Today, a remembrance ceremony dedicated to the international Holocaust Memorial Day took place at the Holocaust and Genocide victims memorial in Yerevan. The event was organized by the UN in Armenia office and Armenia’s Jewish community.
Armenia’s Jewish community’s Rabbi Gerson Meir Burshtein turned to the issue of the recognition of all genocides and called for morality to be a higher priority in political and economic objectives.
The UN’s released address for the Holocaust Memorial day recalls that the Allied forces liberated Auschwitz Birkenau, the German Nazi Concentration and Extermination Camp.
“More than a million inmates, primarily Jews, were brutally and systematically killed in the place where the Nazis introduced the monstrous concept of “industrialized murder”. Among the other victims were non-Jewish Poles, political prisoners, Soviet prisoners of war, Sinti and Roma, homosexuals, disabled persons and Jehovah’s witnesses.

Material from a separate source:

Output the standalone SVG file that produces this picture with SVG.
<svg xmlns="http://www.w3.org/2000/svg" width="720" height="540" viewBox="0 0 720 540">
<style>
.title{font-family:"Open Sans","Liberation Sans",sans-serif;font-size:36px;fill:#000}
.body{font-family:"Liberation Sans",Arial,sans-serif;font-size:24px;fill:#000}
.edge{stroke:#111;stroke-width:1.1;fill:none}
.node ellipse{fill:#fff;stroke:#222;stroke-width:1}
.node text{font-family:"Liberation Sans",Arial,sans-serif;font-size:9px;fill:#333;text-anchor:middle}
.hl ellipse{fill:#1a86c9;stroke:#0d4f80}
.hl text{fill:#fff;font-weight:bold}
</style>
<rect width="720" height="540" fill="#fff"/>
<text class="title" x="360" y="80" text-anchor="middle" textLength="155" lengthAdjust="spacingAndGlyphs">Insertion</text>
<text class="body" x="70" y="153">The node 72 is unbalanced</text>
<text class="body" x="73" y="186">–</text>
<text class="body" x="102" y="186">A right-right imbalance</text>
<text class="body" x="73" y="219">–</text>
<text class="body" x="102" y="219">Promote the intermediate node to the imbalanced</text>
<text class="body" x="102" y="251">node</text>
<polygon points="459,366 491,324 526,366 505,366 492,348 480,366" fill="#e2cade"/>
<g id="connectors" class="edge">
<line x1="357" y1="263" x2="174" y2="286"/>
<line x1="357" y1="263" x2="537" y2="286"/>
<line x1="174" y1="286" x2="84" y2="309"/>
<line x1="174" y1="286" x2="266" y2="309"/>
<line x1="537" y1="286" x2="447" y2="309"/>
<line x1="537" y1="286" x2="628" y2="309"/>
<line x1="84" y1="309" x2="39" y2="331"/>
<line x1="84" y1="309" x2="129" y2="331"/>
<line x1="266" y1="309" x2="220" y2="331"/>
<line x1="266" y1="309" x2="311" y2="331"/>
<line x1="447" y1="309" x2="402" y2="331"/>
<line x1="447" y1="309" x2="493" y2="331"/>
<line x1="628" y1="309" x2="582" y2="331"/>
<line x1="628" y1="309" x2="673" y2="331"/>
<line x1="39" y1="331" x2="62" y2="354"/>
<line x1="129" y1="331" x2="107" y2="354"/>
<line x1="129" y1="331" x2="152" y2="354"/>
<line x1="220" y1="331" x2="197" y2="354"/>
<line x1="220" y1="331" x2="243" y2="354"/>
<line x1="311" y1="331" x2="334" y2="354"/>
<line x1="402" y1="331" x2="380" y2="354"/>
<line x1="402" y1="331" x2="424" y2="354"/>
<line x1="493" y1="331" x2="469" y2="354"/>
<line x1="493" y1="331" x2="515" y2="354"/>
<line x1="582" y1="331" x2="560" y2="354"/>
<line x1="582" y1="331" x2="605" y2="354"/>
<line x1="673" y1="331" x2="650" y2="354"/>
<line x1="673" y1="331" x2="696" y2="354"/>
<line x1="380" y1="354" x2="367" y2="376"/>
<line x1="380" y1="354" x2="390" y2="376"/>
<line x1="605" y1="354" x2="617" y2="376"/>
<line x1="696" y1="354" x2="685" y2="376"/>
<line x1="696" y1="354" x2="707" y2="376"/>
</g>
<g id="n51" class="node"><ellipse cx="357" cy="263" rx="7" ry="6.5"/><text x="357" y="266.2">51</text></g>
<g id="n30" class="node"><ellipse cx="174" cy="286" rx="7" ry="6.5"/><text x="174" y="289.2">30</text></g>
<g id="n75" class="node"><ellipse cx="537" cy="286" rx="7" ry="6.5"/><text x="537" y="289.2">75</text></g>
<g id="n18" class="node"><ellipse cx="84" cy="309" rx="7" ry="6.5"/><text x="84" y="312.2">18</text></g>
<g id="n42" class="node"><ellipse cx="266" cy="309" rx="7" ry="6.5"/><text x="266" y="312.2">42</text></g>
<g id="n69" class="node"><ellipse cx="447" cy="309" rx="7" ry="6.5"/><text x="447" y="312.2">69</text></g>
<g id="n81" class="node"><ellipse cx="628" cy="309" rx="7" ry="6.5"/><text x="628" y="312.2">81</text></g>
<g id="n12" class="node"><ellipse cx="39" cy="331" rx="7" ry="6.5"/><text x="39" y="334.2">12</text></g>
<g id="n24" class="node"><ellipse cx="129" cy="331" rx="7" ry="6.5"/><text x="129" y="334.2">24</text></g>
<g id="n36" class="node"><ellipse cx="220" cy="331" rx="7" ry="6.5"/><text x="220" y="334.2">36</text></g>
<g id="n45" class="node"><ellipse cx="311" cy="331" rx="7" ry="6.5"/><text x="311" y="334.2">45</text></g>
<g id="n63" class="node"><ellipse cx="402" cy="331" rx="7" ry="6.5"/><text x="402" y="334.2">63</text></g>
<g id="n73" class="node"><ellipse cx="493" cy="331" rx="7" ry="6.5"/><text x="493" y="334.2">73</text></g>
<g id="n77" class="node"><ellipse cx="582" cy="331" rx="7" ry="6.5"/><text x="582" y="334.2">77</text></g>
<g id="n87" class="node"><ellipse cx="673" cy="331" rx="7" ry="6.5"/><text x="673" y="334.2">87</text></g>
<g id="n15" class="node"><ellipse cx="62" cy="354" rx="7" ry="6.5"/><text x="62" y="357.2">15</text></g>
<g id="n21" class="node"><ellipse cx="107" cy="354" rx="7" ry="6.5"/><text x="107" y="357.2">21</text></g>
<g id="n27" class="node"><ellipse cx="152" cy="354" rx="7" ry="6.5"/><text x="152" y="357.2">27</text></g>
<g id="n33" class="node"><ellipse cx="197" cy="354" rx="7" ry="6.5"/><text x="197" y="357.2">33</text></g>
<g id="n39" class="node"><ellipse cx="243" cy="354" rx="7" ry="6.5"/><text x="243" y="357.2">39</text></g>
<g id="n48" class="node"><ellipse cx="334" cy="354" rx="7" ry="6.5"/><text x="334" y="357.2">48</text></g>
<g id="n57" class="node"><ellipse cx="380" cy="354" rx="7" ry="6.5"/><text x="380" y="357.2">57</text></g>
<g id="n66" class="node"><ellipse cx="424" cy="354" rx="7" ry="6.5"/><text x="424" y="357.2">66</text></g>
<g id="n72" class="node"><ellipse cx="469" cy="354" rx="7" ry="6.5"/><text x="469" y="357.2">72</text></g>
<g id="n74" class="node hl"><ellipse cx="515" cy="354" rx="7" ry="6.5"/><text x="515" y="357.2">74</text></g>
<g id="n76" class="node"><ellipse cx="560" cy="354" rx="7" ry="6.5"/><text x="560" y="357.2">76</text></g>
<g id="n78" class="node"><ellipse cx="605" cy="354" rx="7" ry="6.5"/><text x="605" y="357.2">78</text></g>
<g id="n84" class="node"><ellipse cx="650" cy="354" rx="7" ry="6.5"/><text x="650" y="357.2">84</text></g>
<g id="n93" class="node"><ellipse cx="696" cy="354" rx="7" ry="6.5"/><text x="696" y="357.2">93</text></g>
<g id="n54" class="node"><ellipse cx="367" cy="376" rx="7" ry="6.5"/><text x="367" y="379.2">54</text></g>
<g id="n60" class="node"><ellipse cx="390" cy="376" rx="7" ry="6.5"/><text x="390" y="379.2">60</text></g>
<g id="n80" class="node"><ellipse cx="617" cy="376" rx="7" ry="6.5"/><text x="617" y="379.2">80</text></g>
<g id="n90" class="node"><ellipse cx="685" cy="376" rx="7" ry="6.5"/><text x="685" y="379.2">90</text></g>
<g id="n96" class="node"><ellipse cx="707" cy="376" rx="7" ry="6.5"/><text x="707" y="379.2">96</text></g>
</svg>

Unprecedented in human history, this mass killing was motivated by the perverse, race-based ideology of the Nazis, who sought to track down and kill every last Jew and any others they considered to be inferior.
Humankind united to overcome the Nazi menace. Today, we are being tested again. Minorities everywhere often face bigotry. Sectarian tensions and other forms of intolerance are on the rise. Anti-Semitic attacks continue, with Jews being killed solely because they are Jews. Vulnerable communities around the world continue to bury their dead while living in fear of further violence.
The mission of the United Nations was shaped by the tragedy of the Second World War and the Holocaust. We are committed to protect the vulnerable, promote fundamental human rights and uphold the freedom, dignity and worth of every person.
For the past decade, the Holocaust and the United Nations Outreach Programme has mobilized students and educators around the world to help us achieve these goals. We are grateful to our many partners – including Holocaust survivors — who have contributed to this work, which spanned 42 countries in the past year alone.
The violence and bias we see every day are stark reminders of the distance still to travel in upholding human rights, preventing genocide and defending our common humanity. We must redouble our efforts to eradicate the deep roots of hatred and intolerance. People everywhere must unite to stop the cycles of discord and build a world of inclusion and mutual respect,” writes the UN’s address for the International Commemoration of the memory of the victims of the Holocaust.